If the parent's analysis or interpretation happens to be accurate, the child may feel embarrassed at being so exposed. ("You are not having dates because you are too shy." "You are doing that just to get attention.")
When the parent's analysis or interpretation is wrong, as it more often is, the child will become angry at being accused unjustly. ("I am not jealous-- that's ridiculous.")
Children often pick up an attitude of superiority on the part of the parent. ("You think you know so much.")
Parents who frequently analyze their children communicate to them that the parents feel superior, wiser, cleverer.
The "I know why" and "I can see through you" messages frequently cut off further communication from the child at the moment, and teach the child to refrain from sharing problems with his parents.
Such messages are not as helpful as most parents believe.
To reassure a child when he is feeling disturbed about something may simply convince him that you don't understand him. ("You couldn't say that if you knew how scared I am.")
Parents reassure and console because they are not comfortable with their child's feeling hurt, upset, discouraged, and the like. Such messages tell a child that you want him to stop feeling the way he does. ("Don't feel bad, things will turn out all right.")
Children can see through parents' reassurances as attempts to change them and often distrust the parent. ("You're just saying that to make me feel better.")
Discounting or sympathizing often stops further communication because the child senses you want him to stop feeling the way he does.
To ask questions may convey to children your lack of trust, your suspicion or doubt. ("Did you wash your hands like I told you?")
Children also see through some questions as attempts "to get them out on a limb," only to have it sawed off by the parent. ("How long did you study? Only an hour. Well, you deserve a 'C' on that exam.")
Children often feel threatened by questions, especially when they don't understand why the parent is questioning them. Note how often children say, "Why are you asking that?" or "What are you driving at?"
If you question a child who is sharing a problem with you, he may suspect that you are gathering data to solve his problem for him, rather than let him find his own solution. ("When did you start feeling this way? Does it have anything to do with school?
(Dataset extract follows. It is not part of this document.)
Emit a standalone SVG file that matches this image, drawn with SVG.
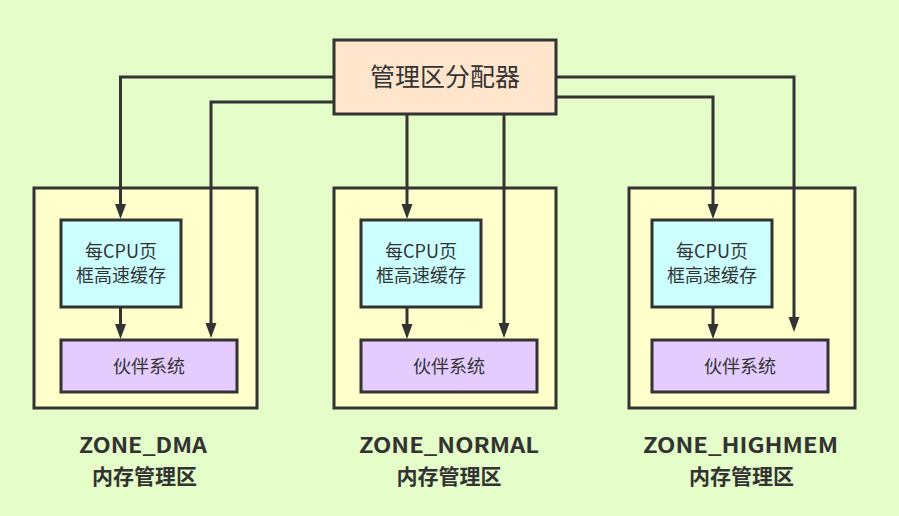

How is school?")
Children frequently do not want their parents to come up with answers to their problems: "If I tell my parents, they will only tell me what I should do."
When you ask questions of someone who is sharing a problem with you, each question limits the person's freedom to talk about whatever he wants to-- in a sense each question dictates his next message.
If you ask, "When did you notice this feeling?" you are telling the person to talk only about the onset of the feeling and nothing else.
This is why being cross-examined as by a lawyer is so terribly uncomfortable-- you feel you must tell your story exactly as demanded by his questions.
So interrogating is not at all a good method of facilitating another's communication; rather, it can severely limit his freedom.
Such messages can communicate to the child that you are not interested in him, don't respect his feelings, or are downright rejecting him.
Children are generally quite serious and intent when they need to talk about something. When you respond with kidding, you can make them feel hurt and rejected.
Putting children off or diverting their feelings may for the moment appear successful, but a person's feelings do not always go away. They often crop up later. Problems put off are seldom problems solved.
Children, like adults, want to be heard and understood respectfully. If their parents brush them aside, they soon learn to take their important feelings and problems elsewhere.